Monday, August 5, 2013

What's In a Picture? Was Martin Luther King, Jr. Beginning to Lean Towards Africa?

Some young and more conscious African-Americans care little for Dr. King.  They appear to see him as being desperate and begging to be a member of a system that would never fully accept black people in this country.  They lean more towards Malcolm X whom I also have some respect for, but because I am anti-war and violence unless it is a very absolute last resort, I am less of a fan of him and respect Dr. King more because of his peaceful principles. It is always easier to take the more violent path.  Look at the world at the moment... 

There is a theory that the US government assassinated Martin Luther King, Jr. because he started to criticize the Vietnam War and American imperialism.  I think the theory is possible.  I also believe that any leader of an oppressed group anywhere in the world who does not agree with US policies is seen as a threat and will ultimately by liquidated.  Even if Dr. King only devoted his time to the issues of integration, he probably would have been framed and imprisoned or killed by elements within the government.  The same patterns are used over and over. They aren't very difficult to decode if people are willing to face reality and not be blindsided by propaganda, a task which is very hard for most Americans to do.  We are covered in this country by propaganda and illusions from the cradle to the grave.  Propaganda serves the purpose of welding together this very fragile and divided society which is heavily fractured along racial, class, and religious lines.  I keep seeing written online and spoken by whites the fairytale that America is more divided than ever.  This lament began with Bush and it has continued with Obama. It can't be said that everybody in America was united during slavery and Jim Crow or the Indian Wars unless the ones you're talking about were white people, and even they were not unified because of division by class and Christian sect.

But what was Dr. King doing in the following photos I have found below?  No one talks or writes much about this period when he met the leaders of newly independent African states.  Really I haven't read anything about it except what Dr. King wrote of his meeting with the first president of Algeria. I really want to research what was going on in-depth.  In the first photo I found he is with the first president of Algeria, Ahmed Ben Bella, who was a hero in the fight to free his country from over a century of French rule.  Ahmed Ben Bella was both a Pan-Arab and Pan-Africanist.  (see my blog post about Ahmed Ben Bella)



The second photo is Dr. King with Kwame Nkrumah who was the first president of Ghana, a great intellectual, and Pan-Africanist.  Dr. Nkrumah was a hero of African independence, and many of his ideas of a united Africa were espoused by Muammar al-Gaddafi in his later years. 



The final photo is of Dr. King with the first president of Zambia, Kenneth Kaunda. Kaunda fought for the independence of his country, was an author and also a supporter of the Non-Aligned Movement. 



Seeing these three photos I have to ask did Dr. King have an inkling that integration might not work?

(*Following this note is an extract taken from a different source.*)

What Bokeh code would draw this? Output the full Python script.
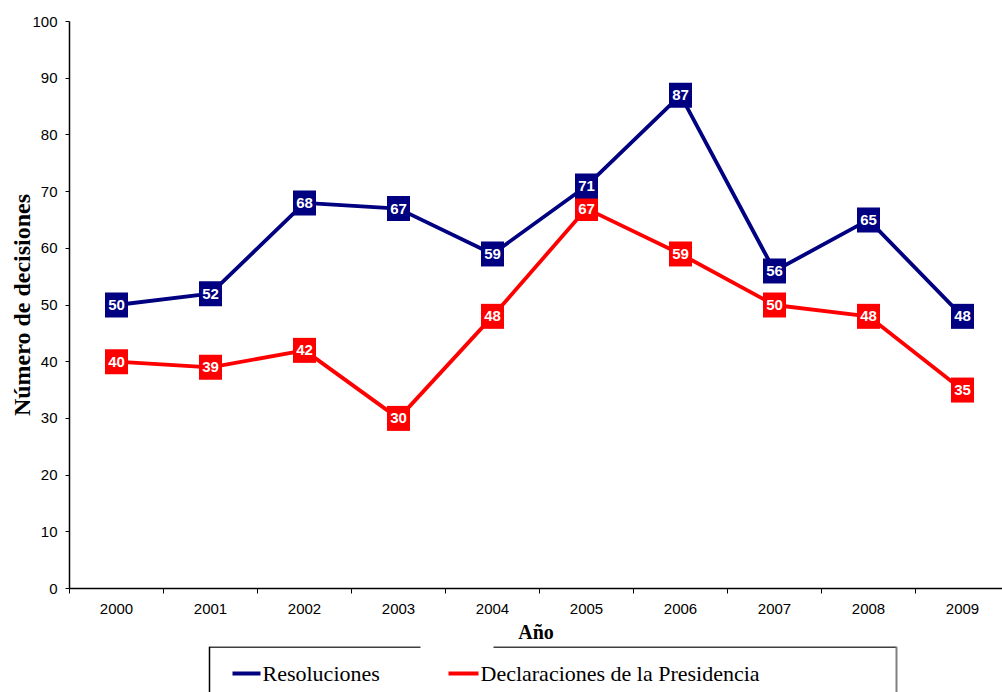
from bokeh.plotting import figure
from bokeh.models import ColumnDataSource, Range1d, FixedTicker
from bokeh.layouts import column
from bokeh.embed import file_html
from bokeh.resources import INLINE
from bokeh.core.properties import value

years = ["2000", "2001", "2002", "2003", "2004", "2005", "2006", "2007", "2008", "2009"]
resoluciones = [50, 52, 68, 67, 59, 71, 87, 56, 65, 48]
declaraciones = [40, 39, 42, 30, 48, 67, 59, 50, 48, 35]
y_ticks = [0, 10, 20, 30, 40, 50, 60, 70, 80, 90, 100]
series_names = ["Resoluciones", "Declaraciones de la Presidencia"]

NAVY = "#000080"
RED = "#FF0000"

xs = list(range(len(years)))

p = figure(width=1002, height=646, output_backend="svg", toolbar_location=None,
           x_range=Range1d(-0.5, -0.5 + 933 / 94.0), y_range=Range1d(0, 100),
           min_border_left=69, min_border_right=0, min_border_top=21, min_border_bottom=58)
p.outline_line_color = None
p.xgrid.visible = False
p.ygrid.visible = False
p.background_fill_color = "white"

# axes
p.xaxis.ticker = FixedTicker(ticks=xs, minor_ticks=[i - 0.5 for i in range(len(years) + 1)])
p.xaxis.major_label_overrides = {i: years[i] for i in xs}
p.xaxis.major_tick_out = 0
p.xaxis.major_tick_in = 0
p.xaxis.minor_tick_out = 5
p.xaxis.minor_tick_in = 0
p.xaxis.major_label_standoff = 10
p.xaxis.major_label_text_font = "Liberation Sans"
p.xaxis.major_label_text_font_size = "15px"
p.xaxis.major_label_text_color = "black"
p.xaxis.axis_line_color = "black"
p.xaxis.axis_line_width = 1.5
p.xaxis.minor_tick_line_color = "black"
p.xaxis.axis_label = "Año"
p.xaxis.axis_label_text_font = "Liberation Serif"
p.xaxis.axis_label_text_font_style = "bold"
p.xaxis.axis_label_text_font_size = "20px"
p.xaxis.axis_label_standoff = 4
p.xaxis.axis_label_text_color = "black"

p.yaxis.ticker = FixedTicker(ticks=y_ticks)
p.yaxis.minor_tick_line_color = None
p.yaxis.major_tick_out = 4
p.yaxis.major_tick_in = 0
p.yaxis.major_label_standoff = 8
p.yaxis.major_label_text_font = "Liberation Sans"
p.yaxis.major_label_text_font_size = "15px"
p.yaxis.major_label_text_color = "black"
p.yaxis.axis_line_color = "black"
p.yaxis.axis_line_width = 1.5
p.yaxis.major_tick_line_color = "black"
p.yaxis.axis_label = "Número de decisiones"
p.yaxis.axis_label_text_font = "Liberation Serif"
p.yaxis.axis_label_text_font_style = "bold"
p.yaxis.axis_label_text_font_size = "24px"
p.yaxis.axis_label_standoff = -6
p.yaxis.axis_label_text_color = "black"

src_r = ColumnDataSource(dict(x=xs, y=resoluciones, t=[str(v) for v in resoluciones]))
src_d = ColumnDataSource(dict(x=xs, y=declaraciones, t=[str(v) for v in declaraciones]))

for src, col in ((src_d, RED), (src_r, NAVY)):
    p.line("x", "y", source=src, line_color=col, line_width=3.8)
    p.rect("x", "y", width=23, height=25, width_units="screen", height_units="screen",
           source=src, fill_color=col, line_color=None)
    p.text("x", "y", text="t", source=src, text_color="white",
           text_font=value("Liberation Sans"), text_font_style="bold",
           text_font_size="15px", text_align="center", text_baseline="middle")

# legend panel (its frame is aligned with the main frame: screen x 69..1002)
leg = figure(width=1002, height=46, output_backend="svg", toolbar_location=None,
             x_range=Range1d(69, 1002), y_range=Range1d(46, 0),
             min_border=0)
leg.axis.visible = False
leg.grid.visible = False
leg.outline_line_color = None

leg.segment(x0=[209, 493], y0=[0.5, 0.5], x1=[420, 896], y1=[0.5, 0.5], line_color="black", line_width=1.5)
leg.segment(x0=[209], y0=[0], x1=[209], y1=[46], line_color="black", line_width=1.5)
leg.segment(x0=[896], y0=[0], x1=[896], y1=[46], line_color="#808080", line_width=2)

leg.segment(x0=[232, 448], y0=[27, 27], x1=[260, 478], y1=[27, 27],
            line_color=[NAVY, RED], line_width=4)
leg.text(x=[262, 480], y=[27, 27], text=series_names, text_color="black",
         text_font=value("Liberation Serif"), text_font_size="22px",
         text_align="left", text_baseline="middle")

layout = column(p, leg, spacing=0)
open("out.html", "w").write(file_html(layout, INLINE))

He did say that he feared he was integrating his people into a burning house.  There are a lot of people I know who never really evolve in their lifetimes.  They stop at about age 15 or 20 in their worldview.  They halt their own growth because growing involves a lot of pain, and they are afraid.  I have gone through intense growing pains in my life, and as long as I lashed out against them I was broken. Once I permitted myself to evolve and spread my wings, I became a more contented person.  I am often not pleased about so much in life, but I understand that often what troubles us are other people, and that we spend so much time worrying about their nonsense that we can't become the humans we were meant to be.  

I believe Dr. King was spreading his wings toward our ancestral homeland because he knew that America was going to be a hard if not impossible nut to crack.  He studied history and understood what it shows us about human nature and how difficult it is for people to change their hearts.  Was he becoming a Garveyite or Pan-Africanist? Who knows.  He was killed at a young age, and there were so many possibilities.  I think he was feeling his way around and was moving beyond all the lies and fears about Africans that we are taught in America.  Perhaps he saw that with all Africans whether dark, light, and all the shades in between we are one family and truly need each other. Perhaps he saw that the only way to become a whole people again was to reclaim our African identity, something which I strongly believe. Perhaps if the American government had a hand in murdering him, they also murdered him for this as well.  There are certain groups in this society and in the government who never want us to become whole and with a sense of dignity.